Lizards in the Leaves

Rustlings in the green....imagination, art, whimsy

Jul 25, 2008

Isis shawls, felting, gnome pots

More catching is the 14th Isis shawl I've made. This one is going to my niece Channing, partly because I needed to make her a new shawl (she's allergic to the wool one I made for her last year ) and partly because this came out very small, just her size!

The yarn is Blue Heron Rayon Metallic, and oh, this picture does not do it justice. The metallic just scintillates as you move in it. It's gorgeous. There was plenty of yarn left over that I could have done an extra band, but alas for me, I didn't realize how small this would turn out. So I'm thinking the Universe meant this for Channing all along.
Meanwhile, I started another Isis:
This one is almost finished. The yarn is Cherry Tree Hill Ariel, a cotton/rayon seed yarn that looks exactly like Blue Heron's (I'm thinking it is indeed the same base yarn.) This time I put in the extra band of 20 rows. But I'm getting nervous now, feeling that I'm going to run out of yarn!

More about the Isis shawl. That's my pet name for this shawl and I have a very personal connection to this pattern. I've written all this here before, but to make a long story short(er), it was my grief knitting right after Patrick died. I gave away the first to his roommate, another to my Secret Pal Peacock, another to Linda - (both of them dear online friends who gave me their love and support and care packages full of lovely comforts.

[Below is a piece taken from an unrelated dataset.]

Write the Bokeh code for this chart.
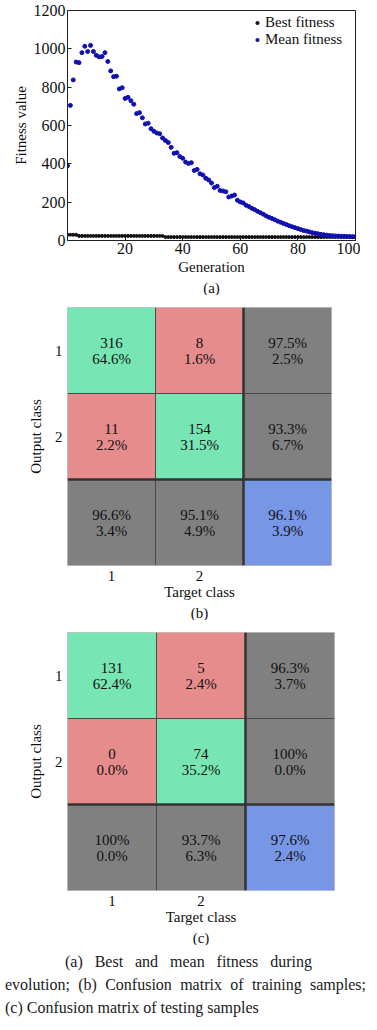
from bokeh.plotting import figure
from bokeh.models import Range1d, FixedTicker, Title, Div
from bokeh.layouts import column
from bokeh.embed import file_html
from bokeh.resources import INLINE
from bokeh.core.properties import value

FONT = "Liberation Serif"

# ---------------- data: (a) fitness ----------------
generation = list(range(101))
best_fitness = [30, 30, 30, 30,
                24, 24, 24, 24, 24, 24, 24, 24, 24, 24,
                24, 24, 24, 24, 24, 24, 24, 24, 24, 24,
                24, 24, 24, 24, 24, 24, 24, 24, 24, 24,
                18, 18, 18, 18, 18, 18, 18, 18, 18, 18,
                18, 18, 18, 18, 18, 18, 18, 18, 18, 18,
                18, 18, 18, 18, 18, 18, 18, 18, 18, 18,
                18, 18, 18, 18, 18, 18, 18, 18, 18, 18,
                18, 18, 18, 18, 18, 18, 18, 18, 18, 18,
                18, 18, 18, 18, 18, 18, 18, 18, 18, 18,
                18, 18, 18, 18, 18, 18, 18]
mean_fitness = [390, 705, 838, 931, 928, 980, 1013, 986, 1018, 986,
                966, 958, 960, 980, 934, 885, 855, 857, 791, 797,
                741, 747, 729, 711, 662, 667, 640, 608, 612, 583,
                570, 561, 557, 535, 522, 511, 486, 455, 458, 438,
                429, 409, 402, 406, 365, 371, 348, 342, 325, 316,
                300, 276, 283, 261, 258, 254, 227, 232, 237, 210,
                201, 196, 184, 177, 168, 161, 152, 145, 137, 128,
                121, 115, 108, 101, 95, 89, 83, 77, 72, 67,
                62, 57, 52, 49, 45, 41, 38, 35, 32, 30,
                28, 26, 25, 24, 23, 22, 22, 21, 21, 20, 20]
x_ticks = [20, 40, 60, 80, 100]
y_ticks = [0, 200, 400, 600, 800, 1000, 1200]

# ---------------- data: (b) training confusion ----------------
train_counts = [[316, 8], [11, 154]]
train_pcts = [["64.6%", "1.6%"], ["2.2%", "31.5%"]]
train_row_acc = [["97.5%", "2.5%"], ["93.3%", "6.7%"]]
train_col_acc = [["96.6%", "3.4%"], ["95.1%", "4.9%"]]
train_total = ["96.1%", "3.9%"]

# ---------------- data: (c) testing confusion ----------------
test_counts = [[131, 5], [0, 74]]
test_pcts = [["62.4%", "2.4%"], ["0.0%", "35.2%"]]
test_row_acc = [["96.3%", "3.7%"], ["100%", "0.0%"]]
test_col_acc = [["100%", "0.0%"], ["93.7%", "6.3%"]]
test_total = ["97.6%", "2.4%"]

class_ticks = [1, 2]

caption_lines = [
    "(a) Best and mean fitness during",
    "evolution; (b) Confusion matrix of training samples;",
    "(c) Confusion matrix of testing samples",
]

GREEN = "#78e6b4"
RED = "#e68c8c"
GRAY = "#808080"
BLUE = "#7896e6"


def style_axes(p, tick_size="15px"):
    for ax in p.axis:
        ax.major_label_text_font = FONT
        ax.major_label_text_font_size = tick_size
        ax.major_label_text_color = "#111111"
        ax.axis_label_text_font = FONT
        ax.axis_label_text_font_size = "15px"
        ax.axis_label_text_font_style = "normal"
        ax.axis_label_text_color = "#111111"
        ax.minor_tick_line_color = None


def below_title(p, tag):
    p.add_layout(Title(text=tag, align="center", text_font=FONT, text_font_size="15px",
                       text_font_style="normal", text_color="#111111", standoff=0,
                       offset=0), "below")


# ---------------- figure (a) ----------------
pa = figure(frame_width=288, frame_height=230, output_backend="svg", toolbar_location=None,
            x_range=Range1d(0, 100), y_range=Range1d(0, 1200),
            min_border_left=54, min_border_right=14, min_border_top=10,
            min_border_bottom=10)
pa.grid.visible = False
pa.outline_line_color = "#222222"
pa.scatter(generation, best_fitness, size=3, color="#111111", legend_label="Best fitness")
pa.scatter(generation, mean_fitness, size=4, color="#1010b0", legend_label="Mean fitness")
pa.xaxis.ticker = FixedTicker(ticks=x_ticks)
pa.yaxis.ticker = FixedTicker(ticks=y_ticks)
pa.xaxis.axis_label = "Generation"
pa.yaxis.axis_label = "Fitness value"
style_axes(pa, tick_size="16px")
for ax in pa.axis:
    ax.major_tick_in = 4
    ax.major_tick_out = 0
    ax.major_label_standoff = 2
    ax.axis_label_standoff = 2
    ax.axis_line_color = "#222222"
    ax.major_tick_line_color = "#222222"
below_title(pa, "(a)")
lg = pa.legend[0]
lg.location = "top_right"
lg.margin = 4
lg.padding = 3
lg.spacing = -3
lg.glyph_width = 8
lg.glyph_height = 15
lg.label_standoff = 4
lg.label_height = 15
lg.label_width = 86
lg.label_text_font = FONT
lg.label_text_font_size = "15px"
lg.label_text_color = "#111111"
lg.border_line_color = None
lg.background_fill_alpha = 0


# ---------------- confusion matrices ----------------
def matrix_fig(counts, pcts, row_acc, col_acc, total, tag, left, right, top, fw, fh):
    n = len(counts)
    xs, ys, colors, l1, l2 = [], [], [], [], []
    for r in range(n + 1):
        for c in range(n + 1):
            if r < n and c < n:
                col = GREEN if r == c else RED
                a, b = str(counts[r][c]), pcts[r][c]
            elif r < n:
                col, (a, b) = GRAY, row_acc[r]
            elif c < n:
                col, (a, b) = GRAY, col_acc[c]
            else:
                col, (a, b) = BLUE, total
            xs.append(c + 1)
            ys.append(r + 1)
            colors.append(col)
            l1.append(a)
            l2.append(b)
    p = figure(frame_width=fw, frame_height=fh, output_backend="svg", toolbar_location=None,
               x_range=Range1d(0.5, n + 1.5), y_range=Range1d(n + 1.5, 0.5),
               min_border_left=left, min_border_right=right, min_border_top=top,
               min_border_bottom=4)
    p.grid.visible = False
    p.outline_line_color = "#c4c4c4"
    p.rect(xs, ys, width=1, height=1, fill_color=colors, line_color=None)
    for k in range(1, n + 1):
        b = k + 0.5
        lw = 2.5 if k == n else 1
        lc = "#333333" if k == n else "#4a4a4a"
        p.segment(x0=[b], y0=[0.5], x1=[b], y1=[n + 1.5], line_color=lc, line_width=lw)
        p.segment(x0=[0.5], y0=[b], x1=[n + 1.5], y1=[b], line_color=lc, line_width=lw)
    common = dict(text_align="center", text_baseline="middle", text_font=value(FONT),
                  text_font_size="15px", text_color="#111111")
    p.text(xs, ys, text=l1, y_offset=-8, **common)
    p.text(xs, ys, text=l2, y_offset=8, **common)
    p.xaxis.ticker = FixedTicker(ticks=class_ticks)
    p.yaxis.ticker = FixedTicker(ticks=class_ticks)
    p.xaxis.axis_label = "Target class"
    p.yaxis.axis_label = "Output class"
    style_axes(p)
    for ax in p.axis:
        ax.major_tick_in = 0
        ax.major_tick_out = 0
        ax.axis_line_color = None
        ax.major_label_standoff = 5
        ax.axis_label_standoff = 0
    p.yaxis.major_label_standoff = 5
    p.yaxis.axis_label_standoff = 8
    below_title(p, tag)
    return p


pb = matrix_fig(train_counts, train_pcts, train_row_acc, train_col_acc, train_total, "(b)",
                left=65, right=32, top=12, fw=264, fh=258)
pc = matrix_fig(test_counts, test_pcts, test_row_acc, test_col_acc, test_total, "(c)",
                left=67, right=27, top=12, fw=267, fh=258)


# ---------------- caption ----------------
def spread(line, extra):
    words = "".join("<span>%s</span>" % w for w in line.split(" "))
    return '<div style="display:flex;justify-content:space-between;%s">%s</div>' % (extra, words)


cap_html = (
    '<div style="font-family:\'Liberation Serif\',serif;font-size:16px;line-height:23px;'
    'color:#1a1a1a;width:361px;">'
    + spread(caption_lines[0], "margin-left:60px;width:247px;")
    + spread(caption_lines[1], "width:361px;")
    + '<div>%s</div>' % caption_lines[2]
    + '</div>'
)
cap = Div(text=cap_html, width=361, height=69)

layout = column(pa, pb, pc, cap)
open("out.html", "w").write(file_html(layout, INLINE))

Peacock is not blogging these days, but there are oodles of archives with her knitty talents displayed. And Linda's blog is just begun - her felting is AMAZING!)

Sadly, four of these shawls have gone to women who have also lost a child (three of them in my congregation -- all in the 18 months after Patrick's stunning...) One was made for Cindy Sheehan, the activist whose son died in Iraq. After I made the first one, and spread it out, I began to call it the Isis shawl. It reminded me of all the depictions of the goddess Isis, with outspread wings. A few months later, I was reading "And a Sword Shall Pierce Your Heart", a book written by a Jungian psychologist on the loss of a child. The book opens with the myth of Isis, presented as an archetypal myth of grief....

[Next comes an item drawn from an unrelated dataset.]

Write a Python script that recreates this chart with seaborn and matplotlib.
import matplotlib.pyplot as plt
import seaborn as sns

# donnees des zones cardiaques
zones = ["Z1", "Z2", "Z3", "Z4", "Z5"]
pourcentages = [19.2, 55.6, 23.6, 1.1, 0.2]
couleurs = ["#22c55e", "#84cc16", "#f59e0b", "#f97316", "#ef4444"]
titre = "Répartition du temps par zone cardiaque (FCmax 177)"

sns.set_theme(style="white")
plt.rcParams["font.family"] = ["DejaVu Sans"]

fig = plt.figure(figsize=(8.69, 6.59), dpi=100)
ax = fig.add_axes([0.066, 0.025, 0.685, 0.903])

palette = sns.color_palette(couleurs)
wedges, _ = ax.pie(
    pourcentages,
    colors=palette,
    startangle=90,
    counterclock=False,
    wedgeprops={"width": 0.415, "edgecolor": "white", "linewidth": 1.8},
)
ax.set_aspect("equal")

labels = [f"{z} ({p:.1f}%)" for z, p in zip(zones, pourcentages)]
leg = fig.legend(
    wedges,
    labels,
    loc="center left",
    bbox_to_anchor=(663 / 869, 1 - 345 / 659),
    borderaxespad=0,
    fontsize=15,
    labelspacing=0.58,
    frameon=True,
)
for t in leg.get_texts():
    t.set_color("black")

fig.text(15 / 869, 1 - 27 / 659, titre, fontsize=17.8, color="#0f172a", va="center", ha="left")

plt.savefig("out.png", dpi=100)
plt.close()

The shawl is actually Jane Campbell's As You Like It Wrap. Thanks, Jane - for all the knitting peace your pattern brings me! (Martha at RiverWools showed me Jane's new shawl patterns and I can't wait until she gets them in.)

In trying to find a link for the As You Like It Wrap, I discovered this fabulous page with a list of triangle shawl patterns by yardage - with links to sources for the patterns. What a nice gift to shawl-lovers! Thanks, Vicki of northern Indiana! (Jane Campbell's from Indiana as well...)

Oops, once again, I've gone over my bloggging allotment time (I'm trying to blog more quickly so I'll do it more often...). So I'm going to be less chatty.

Here's the lovely vintage cotton tablecloth I picked up recently at Nancy's Downtown Mall, one of those wonderful indoor flea market/antique/collectible places - the kind you need hours to properly survey. It's got faint stains and some tiny holes, but it's perfect in its imperfection. (And it was also inexpensive! Generally, these cloths with cherries and colors like this are pretty pricey) I love it on the table on my screened-in back porch, but I'm going to have to watch the sun fading it.

Though I'm busying myself mostly with regaining health and fitness (walking 3 miles several times a week, eating right, yay) and clearing up clutter and reorganizing my life....I have found some time for craftiness.

Here's where I needlefelt little shapes that I'm hoping to put together into fabulous neckpiece creations along with beads. I found this tray for a dollar at a yard sale and it is a perfect portable workstation for me. I got the little red pots at Goodwill for .49 each.

I've been making some beads, which I needlefelt first to hold the wool together. A large ball like this:
becomes a small bead like this when wet-felted:

Finally, some gnome pots. The tallest here is about 6".

I've been making the pot tops out of Harrisville, but when I tried to make the pot itself from Harrisville, it was just too thin. So I started using Cascade and that makes a much more substantial little pot. Not sure if these are finished yet. I keep thinking I'd like to add a felted ball to the top, maybe a little beady dangle...too much? I should at least do it for one and see, right?